• [Stated exercise] Beginning with the first line, set down every line through the one containing "0.998, 1.0025, 1.0065, 1.010, 1.013, 1.016, 1.019, 1.022, 1.025]", exactly as it appears, but not the pictures.

Source code of charts:
>> begin

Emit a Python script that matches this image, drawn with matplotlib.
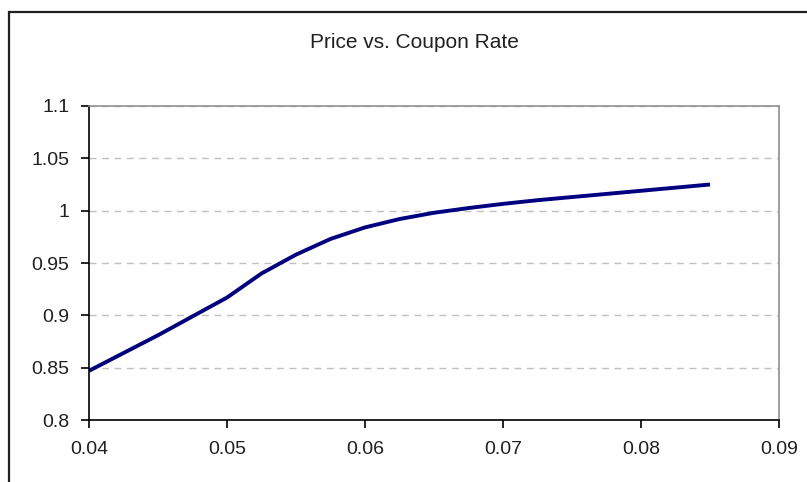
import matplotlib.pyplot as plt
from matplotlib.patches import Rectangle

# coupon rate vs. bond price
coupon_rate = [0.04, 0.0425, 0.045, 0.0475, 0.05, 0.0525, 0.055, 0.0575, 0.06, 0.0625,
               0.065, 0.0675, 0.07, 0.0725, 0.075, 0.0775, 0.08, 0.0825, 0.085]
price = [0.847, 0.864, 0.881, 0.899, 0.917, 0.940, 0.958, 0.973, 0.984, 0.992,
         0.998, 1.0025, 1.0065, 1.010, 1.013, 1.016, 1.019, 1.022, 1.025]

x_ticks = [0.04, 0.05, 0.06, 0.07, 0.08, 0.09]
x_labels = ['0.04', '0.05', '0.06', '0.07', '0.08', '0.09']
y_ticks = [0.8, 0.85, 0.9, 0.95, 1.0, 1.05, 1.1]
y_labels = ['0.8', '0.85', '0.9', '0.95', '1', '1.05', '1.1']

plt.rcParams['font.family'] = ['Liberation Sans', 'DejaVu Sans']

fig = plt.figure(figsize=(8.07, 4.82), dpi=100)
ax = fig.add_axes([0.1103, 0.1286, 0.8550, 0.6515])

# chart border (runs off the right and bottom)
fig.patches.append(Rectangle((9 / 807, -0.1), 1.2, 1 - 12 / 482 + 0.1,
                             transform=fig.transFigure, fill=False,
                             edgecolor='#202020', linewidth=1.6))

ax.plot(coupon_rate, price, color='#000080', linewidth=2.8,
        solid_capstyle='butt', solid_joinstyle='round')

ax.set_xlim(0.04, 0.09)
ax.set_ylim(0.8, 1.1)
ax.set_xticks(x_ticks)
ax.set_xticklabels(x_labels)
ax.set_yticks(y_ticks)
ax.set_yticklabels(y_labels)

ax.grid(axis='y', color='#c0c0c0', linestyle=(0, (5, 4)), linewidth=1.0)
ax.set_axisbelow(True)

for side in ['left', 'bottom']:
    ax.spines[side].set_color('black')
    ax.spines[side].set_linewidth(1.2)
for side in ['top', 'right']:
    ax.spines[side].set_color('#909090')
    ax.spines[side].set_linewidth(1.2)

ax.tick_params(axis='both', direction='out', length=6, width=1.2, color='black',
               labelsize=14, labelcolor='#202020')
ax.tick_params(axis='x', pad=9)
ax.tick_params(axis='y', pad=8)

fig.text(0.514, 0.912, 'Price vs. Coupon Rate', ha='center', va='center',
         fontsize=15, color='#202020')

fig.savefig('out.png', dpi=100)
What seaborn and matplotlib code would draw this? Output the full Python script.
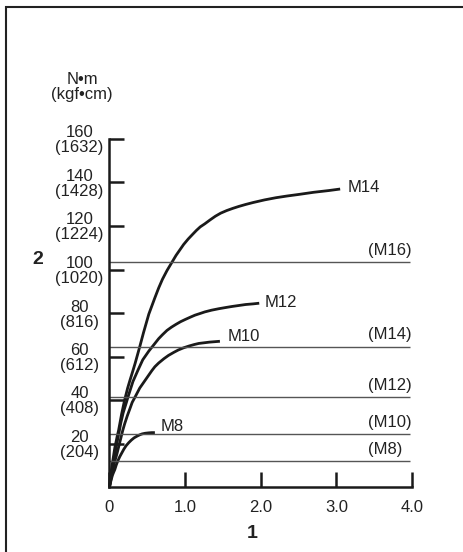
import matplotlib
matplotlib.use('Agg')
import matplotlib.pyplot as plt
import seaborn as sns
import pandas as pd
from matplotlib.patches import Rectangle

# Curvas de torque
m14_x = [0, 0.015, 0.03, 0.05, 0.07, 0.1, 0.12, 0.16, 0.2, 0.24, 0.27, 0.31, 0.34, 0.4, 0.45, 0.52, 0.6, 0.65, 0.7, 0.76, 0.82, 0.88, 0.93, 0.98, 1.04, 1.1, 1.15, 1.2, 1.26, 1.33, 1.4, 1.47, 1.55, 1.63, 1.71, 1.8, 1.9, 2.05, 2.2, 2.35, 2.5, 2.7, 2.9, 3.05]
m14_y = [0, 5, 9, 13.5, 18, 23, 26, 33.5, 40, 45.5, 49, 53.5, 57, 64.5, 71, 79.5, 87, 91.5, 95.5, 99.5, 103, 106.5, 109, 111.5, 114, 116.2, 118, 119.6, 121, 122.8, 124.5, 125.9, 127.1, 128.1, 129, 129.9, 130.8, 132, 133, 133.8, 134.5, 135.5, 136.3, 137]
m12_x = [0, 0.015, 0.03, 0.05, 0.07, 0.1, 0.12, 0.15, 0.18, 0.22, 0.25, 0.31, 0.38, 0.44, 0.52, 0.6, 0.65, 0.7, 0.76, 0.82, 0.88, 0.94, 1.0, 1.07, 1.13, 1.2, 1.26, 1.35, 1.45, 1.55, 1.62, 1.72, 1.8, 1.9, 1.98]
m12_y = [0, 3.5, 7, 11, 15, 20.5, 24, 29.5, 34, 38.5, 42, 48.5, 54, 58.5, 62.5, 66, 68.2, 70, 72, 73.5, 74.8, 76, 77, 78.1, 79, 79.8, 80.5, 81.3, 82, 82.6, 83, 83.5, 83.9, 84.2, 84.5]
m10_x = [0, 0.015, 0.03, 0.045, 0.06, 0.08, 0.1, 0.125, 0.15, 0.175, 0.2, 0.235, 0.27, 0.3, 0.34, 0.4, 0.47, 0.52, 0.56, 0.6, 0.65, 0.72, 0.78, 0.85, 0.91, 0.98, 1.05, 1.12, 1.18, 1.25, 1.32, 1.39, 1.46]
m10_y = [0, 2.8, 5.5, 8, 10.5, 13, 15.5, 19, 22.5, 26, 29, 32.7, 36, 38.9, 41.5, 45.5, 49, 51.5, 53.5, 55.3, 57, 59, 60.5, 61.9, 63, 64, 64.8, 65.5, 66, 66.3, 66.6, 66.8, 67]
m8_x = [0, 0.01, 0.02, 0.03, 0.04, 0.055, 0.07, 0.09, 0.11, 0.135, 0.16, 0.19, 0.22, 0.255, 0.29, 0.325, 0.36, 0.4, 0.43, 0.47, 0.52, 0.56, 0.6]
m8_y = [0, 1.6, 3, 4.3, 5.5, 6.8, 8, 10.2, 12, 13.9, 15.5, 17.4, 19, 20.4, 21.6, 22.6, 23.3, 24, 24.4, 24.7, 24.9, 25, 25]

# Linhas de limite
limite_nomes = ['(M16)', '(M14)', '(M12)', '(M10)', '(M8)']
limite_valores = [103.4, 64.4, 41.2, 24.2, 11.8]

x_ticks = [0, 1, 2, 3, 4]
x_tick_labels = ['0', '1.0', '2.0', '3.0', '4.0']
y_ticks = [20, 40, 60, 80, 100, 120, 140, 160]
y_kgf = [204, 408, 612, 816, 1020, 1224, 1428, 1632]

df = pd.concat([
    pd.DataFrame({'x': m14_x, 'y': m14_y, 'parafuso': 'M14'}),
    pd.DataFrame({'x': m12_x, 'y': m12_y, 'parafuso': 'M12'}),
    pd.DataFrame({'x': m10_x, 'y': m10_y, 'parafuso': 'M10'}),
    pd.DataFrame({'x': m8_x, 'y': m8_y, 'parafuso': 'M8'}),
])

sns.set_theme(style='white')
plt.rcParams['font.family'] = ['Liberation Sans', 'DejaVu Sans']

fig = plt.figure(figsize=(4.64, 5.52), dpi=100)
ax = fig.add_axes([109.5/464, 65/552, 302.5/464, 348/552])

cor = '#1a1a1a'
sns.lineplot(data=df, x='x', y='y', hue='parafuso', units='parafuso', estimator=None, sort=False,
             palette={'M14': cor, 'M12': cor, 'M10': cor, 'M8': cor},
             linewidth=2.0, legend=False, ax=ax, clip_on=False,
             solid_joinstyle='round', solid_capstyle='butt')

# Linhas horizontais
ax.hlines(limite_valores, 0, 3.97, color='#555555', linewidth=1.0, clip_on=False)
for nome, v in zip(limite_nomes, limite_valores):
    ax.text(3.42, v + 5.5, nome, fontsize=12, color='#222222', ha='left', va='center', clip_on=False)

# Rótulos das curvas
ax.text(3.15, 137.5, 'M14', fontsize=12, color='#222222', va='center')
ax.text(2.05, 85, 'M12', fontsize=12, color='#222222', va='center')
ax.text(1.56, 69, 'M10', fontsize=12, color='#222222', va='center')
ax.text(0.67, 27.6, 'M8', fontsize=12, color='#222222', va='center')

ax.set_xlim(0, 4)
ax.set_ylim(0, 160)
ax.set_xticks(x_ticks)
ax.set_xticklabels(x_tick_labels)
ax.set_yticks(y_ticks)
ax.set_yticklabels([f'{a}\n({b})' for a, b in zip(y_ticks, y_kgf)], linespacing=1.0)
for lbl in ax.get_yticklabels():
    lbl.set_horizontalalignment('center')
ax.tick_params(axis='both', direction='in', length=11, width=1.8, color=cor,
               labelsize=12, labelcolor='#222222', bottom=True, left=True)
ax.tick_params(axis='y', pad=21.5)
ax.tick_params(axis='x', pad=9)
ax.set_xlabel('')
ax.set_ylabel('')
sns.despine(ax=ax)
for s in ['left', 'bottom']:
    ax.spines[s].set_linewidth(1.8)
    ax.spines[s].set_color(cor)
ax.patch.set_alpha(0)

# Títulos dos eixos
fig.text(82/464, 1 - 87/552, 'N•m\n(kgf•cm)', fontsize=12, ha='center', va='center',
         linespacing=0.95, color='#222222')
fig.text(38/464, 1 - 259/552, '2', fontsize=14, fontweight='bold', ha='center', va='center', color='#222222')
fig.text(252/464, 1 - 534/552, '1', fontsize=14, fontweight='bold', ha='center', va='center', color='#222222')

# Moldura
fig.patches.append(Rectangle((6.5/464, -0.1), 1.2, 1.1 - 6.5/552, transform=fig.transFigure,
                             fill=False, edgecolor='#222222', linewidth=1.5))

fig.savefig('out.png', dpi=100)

>> end

• [Answer for this exercise]
Emit a Python script that matches this image, drawn with matplotlib.
import matplotlib.pyplot as plt
from matplotlib.patches import Rectangle

# coupon rate vs. bond price
coupon_rate = [0.04, 0.0425, 0.045, 0.0475, 0.05, 0.0525, 0.055, 0.0575, 0.06, 0.0625,
               0.065, 0.0675, 0.07, 0.0725, 0.075, 0.0775, 0.08, 0.0825, 0.085]
price = [0.847, 0.864, 0.881, 0.899, 0.917, 0.940, 0.958, 0.973, 0.984, 0.992,
         0.998, 1.0025, 1.0065, 1.010, 1.013, 1.016, 1.019, 1.022, 1.025]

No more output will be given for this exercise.